Lors de son second mandat, Donald Trump a entamé une tournée dans le Golfe (Arabie saoudite, Qatar, Émirats arabes unis), et aurait levé les sanctions américaines contre la Syrie à la demande du prince héritier saoudien Mohammed ben Salmane. L’espace d’un instant, les Libanais ont cru que cette décision allait soulager immédiatement leur pays exsangue. Mais ils ont vite déchanté en entendant Trump déclarer : « Nous sommes prêts à aider le Liban à bâtir un avenir de développement économique et de paix avec ses voisins »… Et leurs espoirs se sont effondrés.

La paix avec ses voisins (encore une fois, « Ô voisine ! ») devient désormais une condition sine qua non pour que le Liban bénéficie de l’aide américaine, et par ricochet de l’aide européenne et arabe. Par ailleurs, la levée des sanctions contre la Syrie, sous réserve de l’approbation du Congrès américain, annule les arguments avancés par la communauté internationale pour maintenir les réfugiés syriens au Liban depuis 2011. La justification sécuritaire de leur présence a disparu avec la fin de la guerre. Le prétexte politique s’est évaporé avec l’effondrement du régime de Bachar el-Assad. L’argument économique s’effondre également, puisque l’épée de Damoclès du Caesar Act, qui étranglait le peuple syrien bien plus que son régime, a été écartée, permettant au peuple syrien de respirer à nouveau.

Entre la suggestion à peine voilée de Trump d’une normalisation entre le Liban et Israël en échange d’une aide, et la disposition apparente de responsables syriens comme Ahmed al-Charra à satisfaire les conditions pour rejoindre les Accords d’Abraham, le Liban se trouve à la croisée des chemins. La question est : que fera son gouvernement ?

Va-t-il continuer à s’accrocher à l’Initiative arabe de paix de 2002, maintenant son éternelle position de « dernier pays arabe à signer la paix avec Israël » ? Hier encore, le leader politique Walid Joumblatt ironisait : « Retardez-nous un peu la paix », comme s’il admettait que cette paix était inéluctable.

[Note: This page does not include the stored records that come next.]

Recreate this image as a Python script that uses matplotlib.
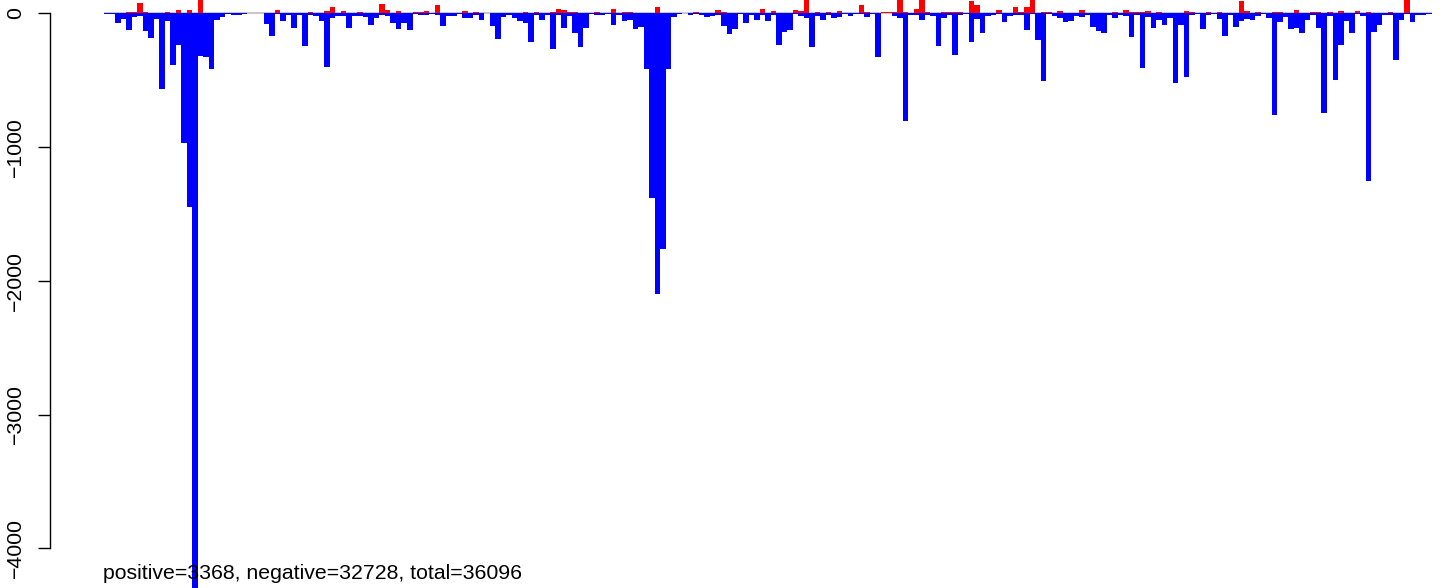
import numpy as np
import matplotlib
matplotlib.use("Agg")
import matplotlib.pyplot as plt

# counts of positive events per bin (drawn upward, red)
positive = [
    0, 0, 0, 0, 10, 10, 80, 10, 3, 3,
    3, 10, 0, 25, 0, 25, 0, 200, 3, 0,
    0, 0, 0, 3, 0, 0, 3, 0, 0, 0,
    3, 25, 3, 3, 0, 3, 0, 10, 3, 0,
    18, 48, 0, 18, 0, 0, 10, 0, 0, 0,
    70, 25, 0, 18, 0, 0, 10, 10, 18, 0,
    63, 0, 0, 0, 3, 18, 0, 10, 0, 3,
    0, 0, 3, 0, 3, 0, 10, 0, 10, 0,
    0, 10, 33, 25, 10, 10, 3, 0, 0, 10,
    3, 0, 33, 0, 10, 10, 0, 3, 3, 0,
    48, 0, 0, 0, 0, 0, 0, 10, 3, 0,
    0, 25, 10, 3, 0, 3, 3, 3, 3, 33,
    0, 18, 0, 0, 0, 25, 18, 250, 3, 10,
    3, 10, 0, 18, 0, 0, 3, 63, 10, 0,
    0, 10, 10, 10, 200, 10, 0, 33, 230, 10,
    3, 0, 10, 10, 10, 10, 0, 93, 63, 0,
    3, 3, 25, 0, 0, 48, 10, 48, 260, 0,
    10, 10, 0, 18, 0, 0, 0, 25, 0, 3,
    3, 0, 0, 10, 0, 25, 10, 10, 10, 18,
    0, 10, 0, 0, 3, 0, 18, 10, 0, 0,
    10, 0, 10, 0, 3, 0, 93, 18, 0, 10,
    0, 0, 10, 10, 0, 0, 25, 0, 0, 10,
    10, 0, 10, 0, 18, 0, 0, 18, 0, 10,
    0, 0, 0, 10, 0, 0, 240, 0, 3, 0,
    0,
]

# counts of negative events per bin (drawn downward, blue)
negative = [
    5, 5, 70, 40, 125, 25, 18, 130, 183, 43,
    568, 55, 385, 235, 970, 1450, 4400, 318, 325, 415,
    48, 25, 5, 10, 10, 3, 0, 0, 0, 80,
    168, 5, 55, 10, 110, 10, 243, 10, 18, 55,
    400, 33, 18, 18, 108, 18, 18, 25, 85, 33,
    10, 18, 70, 115, 70, 123, 5, 10, 10, 5,
    10, 93, 18, 18, 3, 33, 33, 10, 48, 0,
    93, 190, 25, 10, 33, 55, 70, 213, 10, 48,
    10, 265, 10, 108, 18, 145, 250, 108, 5, 10,
    10, 3, 85, 10, 55, 48, 115, 100, 415, 1380,
    2100, 1760, 415, 25, 3, 0, 10, 5, 10, 25,
    18, 10, 93, 153, 115, 5, 70, 10, 48, 10,
    55, 10, 235, 138, 123, 5, 18, 33, 250, 18,
    48, 10, 33, 25, 5, 18, 3, 3, 25, 3,
    325, 0, 0, 18, 33, 805, 10, 10, 48, 10,
    18, 243, 33, 10, 310, 10, 3, 213, 40, 145,
    18, 10, 5, 63, 18, 10, 10, 123, 3, 198,
    505, 3, 18, 33, 63, 55, 18, 25, 10, 100,
    130, 145, 10, 33, 10, 18, 175, 10, 408, 25,
    108, 48, 85, 33, 520, 85, 475, 10, 5, 115,
    10, 3, 40, 168, 10, 100, 55, 40, 48, 18,
    3, 33, 760, 63, 25, 115, 108, 145, 48, 10,
    108, 745, 18, 498, 235, 55, 145, 3, 18, 1255,
    138, 85, 10, 10, 348, 48, 3, 63, 10, 10,
    5,
]

y_ticks = [0, -1000, -2000, -3000, -4000]
summary_text = "positive=3368, negative=32728, total=36096"

plt.rcParams['font.family'] = ['Liberation Sans', 'DejaVu Sans']

W, H = 1444, 588
fig = plt.figure(figsize=(W / 100, H / 100), dpi=100)

# pixel geometry of the reference
ax_left_px = 50.3
bar0_px = 104.0
bar_w_px = 5.509
zero_px = 13.3
px_per_unit = 0.13375

ax = fig.add_axes([ax_left_px / W, 0, (W - ax_left_px) / W, 1])
ax.set_xlim((ax_left_px - bar0_px) / bar_w_px, (W - bar0_px) / bar_w_px)
ax.set_ylim(-(H - zero_px) / px_per_unit, zero_px / px_per_unit)

n = len(negative)
x = np.arange(n)
ax.hlines(0, 0, n, color='#bebebe', linewidth=1.2, zorder=1)
ax.bar(x, -np.array(negative), width=1.0, align='edge', color='#0000ff',
       edgecolor='none', linewidth=0, zorder=2)
ax.bar(x, np.array(positive), width=1.0, align='edge', color='#ff0000',
       edgecolor='none', linewidth=0, zorder=2)

for s in ['top', 'right', 'bottom']:
    ax.spines[s].set_visible(False)
ax.spines['left'].set_bounds(-4000, 0)
ax.spines['left'].set_linewidth(1.0)
ax.set_xticks([])
ax.set_yticks(y_ticks)
ax.set_yticklabels([f"{t}".replace('-', '\u2212') for t in y_ticks],
                   rotation=90, va='center', fontsize=15.3)
ax.tick_params(axis='y', length=9, width=1.0, pad=9)
ax.patch.set_alpha(0)

fig.text(103.3 / W, (H - 579.0) / H, summary_text, fontsize=15.3,
         ha='left', va='baseline', color='black', zorder=5)

fig.savefig('out.png', dpi=100)
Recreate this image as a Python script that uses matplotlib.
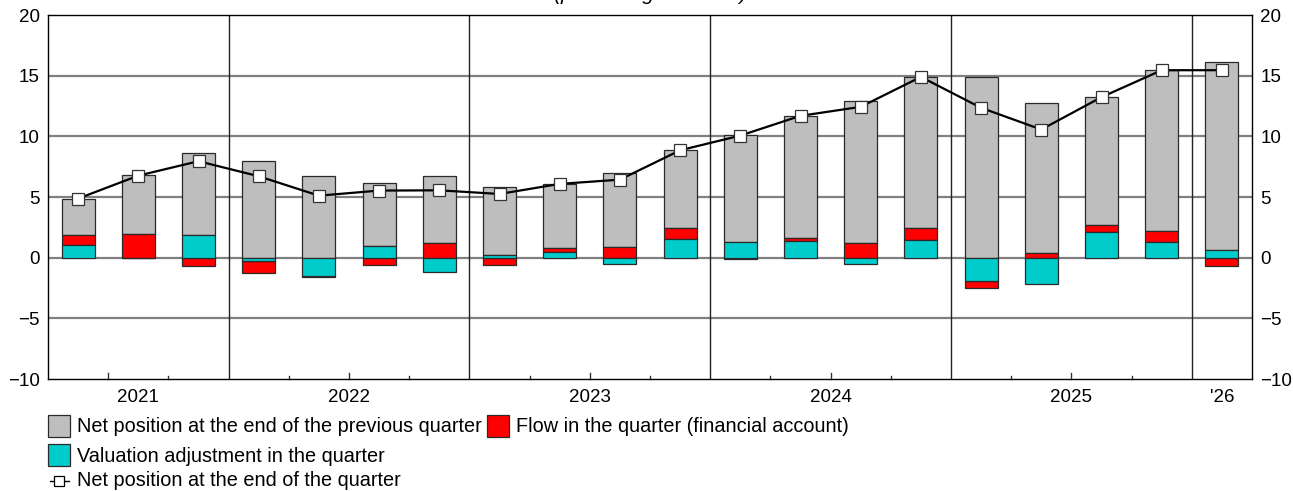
import matplotlib
matplotlib.use('Agg')
import matplotlib.pyplot as plt
from matplotlib.patches import Rectangle
from matplotlib.lines import Line2D
import numpy as np

plt.rcParams['font.family'] = ['Liberation Sans', 'DejaVu Sans']

# quarters 2021Q2 .. 2026Q1
quarters = ['2021Q2', '2021Q3', '2021Q4',
            '2022Q1', '2022Q2', '2022Q3', '2022Q4',
            '2023Q1', '2023Q2', '2023Q3', '2023Q4',
            '2024Q1', '2024Q2', '2024Q3', '2024Q4',
            '2025Q1', '2025Q2', '2025Q3', '2025Q4',
            '2026Q1']
prev_pos = [3.0, 4.87, 6.77, 7.98, 6.72, 5.2, 5.5, 5.58, 5.26, 6.08, 6.43, 8.86,
            10.1, 11.71, 12.48, 14.87, 12.35, 10.54, 13.22, 15.48]
flow = [0.8, 1.95, -0.66, -1.01, -0.08, -0.63, 1.24, -0.63, 0.33, 0.88, 0.91, -0.1,
        0.22, 1.21, 0.96, -0.58, 0.38, 0.6, 0.91, -0.66]
valuation = [1.07, -0.05, 1.87, -0.25, -1.54, 0.96, -1.18, 0.22, 0.49, -0.52, 1.51, 1.29,
             1.37, -0.49, 1.46, -1.92, -2.17, 2.09, 1.32, 0.66]
end_pos = [4.87, 6.76, 7.95, 6.71, 5.11, 5.53, 5.55, 5.25, 6.08, 6.43, 8.85, 10.06,
           11.69, 12.43, 14.9, 12.35, 10.56, 13.23, 15.45, 15.45]
year_labels = ['2021', '2022', '2023', '2024', '2025', "'26"]
year_label_pos = [1.0, 4.5, 8.5, 12.5, 16.5, 19.0]

GRAY = '#bebebe'
RED = '#ff0000'
CYAN = '#00cccc'
EDGE = '#2a2a2a'

fig = plt.figure(figsize=(12.93, 4.91), dpi=100)
ax = fig.add_axes([48 / 1293, 1 - 379 / 491, (1252 - 48) / 1293, (379 - 15) / 491])

x = np.arange(len(quarters))
w = 0.55
val = np.array(valuation)
fl = np.array(flow)
pv = np.array(prev_pos)

# positive parts stack upward: valuation, flow, then previous position
# negative parts stack downward: valuation, then flow
pos_base = np.zeros(len(x))
neg_base = np.zeros(len(x))
v_bottom = np.where(val >= 0, pos_base, neg_base)
pos_base = pos_base + np.clip(val, 0, None)
neg_base = neg_base + np.clip(val, None, 0)
f_bottom = np.where(fl >= 0, pos_base, neg_base)
pos_base = pos_base + np.clip(fl, 0, None)
neg_base = neg_base + np.clip(fl, None, 0)

ax.set_ylim(-10, 20)
ax.set_xlim(-0.5, 19.5)
for yv in [-5, 0, 5, 10, 15]:
    ax.axhline(yv, color='#808080', lw=1.6, zorder=0)
for xb in [2.5, 6.5, 10.5, 14.5, 18.5]:
    ax.axvline(xb, color='#222222', lw=1.0, zorder=0)

ax.bar(x, pv, w, bottom=pos_base, color=GRAY, edgecolor=EDGE, lw=0.9, zorder=2)
ax.bar(x, fl, w, bottom=f_bottom, color=RED, edgecolor=EDGE, lw=0.9, zorder=2)
ax.bar(x, val, w, bottom=v_bottom, color=CYAN, edgecolor=EDGE, lw=0.9, zorder=2)
ax.plot(x, end_pos, color='black', lw=1.6, marker='s', markersize=8.5,
        markerfacecolor='white', markeredgecolor='#333333', markeredgewidth=0.9, zorder=3)

ax.set_yticks([-10, -5, 0, 5, 10, 15, 20])
ax.set_yticklabels(['\u221210', '\u22125', '0', '5', '10', '15', '20'])
ax.tick_params(axis='y', length=0, labelsize=13.5, pad=6, labelright=True, right=False)
ax.set_xticks(year_label_pos)
ax.set_xticklabels(year_labels)
ax.tick_params(axis='x', length=0, labelsize=13.5, pad=7)

# inner ticks on the bottom axis: quarter boundaries small, mid-year taller
for xb in [0.5, 4.5, 8.5, 12.5, 16.5]:
    ax.plot([xb, xb], [-10, -9.5], color='#333333', lw=1, zorder=1, clip_on=False)
for xb in [1.5, 3.5, 5.5, 7.5, 9.5, 11.5, 13.5, 15.5, 17.5]:
    ax.plot([xb, xb], [-10, -9.75], color='#333333', lw=1, zorder=1, clip_on=False)

for s in ax.spines.values():
    s.set_color('black')
    s.set_linewidth(1.0)

ax.text(0.5, 1.055, '(percentage of GDP)', transform=ax.transAxes, ha='center', va='center',
        fontsize=15, style='italic')

# legend
def fx(px):
    return px / 1293

def fy(py):
    return 1 - py / 491

LFS = 14.3
fig.patches.append(Rectangle((fx(48), fy(437)), fx(22), 22 / 491, transform=fig.transFigure,
                             facecolor=GRAY, edgecolor=EDGE, lw=0.9))
fig.text(fx(77), fy(427), 'Net position at the end of the previous quarter', fontsize=LFS, va='center')
fig.patches.append(Rectangle((fx(487), fy(437)), fx(22), 22 / 491, transform=fig.transFigure,
                             facecolor=RED, edgecolor=EDGE, lw=0.9))
fig.text(fx(516), fy(427), 'Flow in the quarter (financial account)', fontsize=LFS, va='center')
fig.patches.append(Rectangle((fx(48), fy(466)), fx(22), 22 / 491, transform=fig.transFigure,
                             facecolor=CYAN, edgecolor=EDGE, lw=0.9))
fig.text(fx(77), fy(456), 'Valuation adjustment in the quarter', fontsize=LFS, va='center')
fig.lines.append(Line2D([fx(50), fx(69)], [fy(481), fy(481)], transform=fig.transFigure,
                        color='black', lw=1))
fig.lines.append(Line2D([fx(58.5)], [fy(481)], transform=fig.transFigure, marker='s',
                        markersize=7, markerfacecolor='white', markeredgecolor='black',
                        markeredgewidth=0.9, linestyle='none'))
fig.text(fx(77), fy(481), 'Net position at the end of the quarter', fontsize=LFS, va='center')

fig.savefig('out.png', dpi=100)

Notre gouvernement persistera-t-il à imiter ses prédécesseurs depuis 2011 : soit en fermant les yeux sur la crise des réfugiés syriens, soit en collaborant avec la communauté internationale pour les maintenir au Liban, soit en étant incapable de prendre des initiatives, soit en se soumettant aux volontés étrangères ? Et pourtant, des responsables libanais ont bel et bien proposé des solutions et agi tout au long de ces années, à commencer par l’ancien président Michel Aoun, qui a porté à deux reprises la question du retour des réfugiés syriens à la tribune de l’ONU. Une voix isolée, prêchant dans le désert. Les efforts de son courant, sur le terrain comme dans les textes de loi, sont restés lettre morte.

En fin de compte — que cela nous plaise ou non, que nous soyons pour ou contre, que nous acceptions ou qu’on nous l’impose, que nous résistions ou que nous cédions — ce qui nous attend ne laisse qu’une conclusion possible :

Le 17 mai nous adresse ses salutations.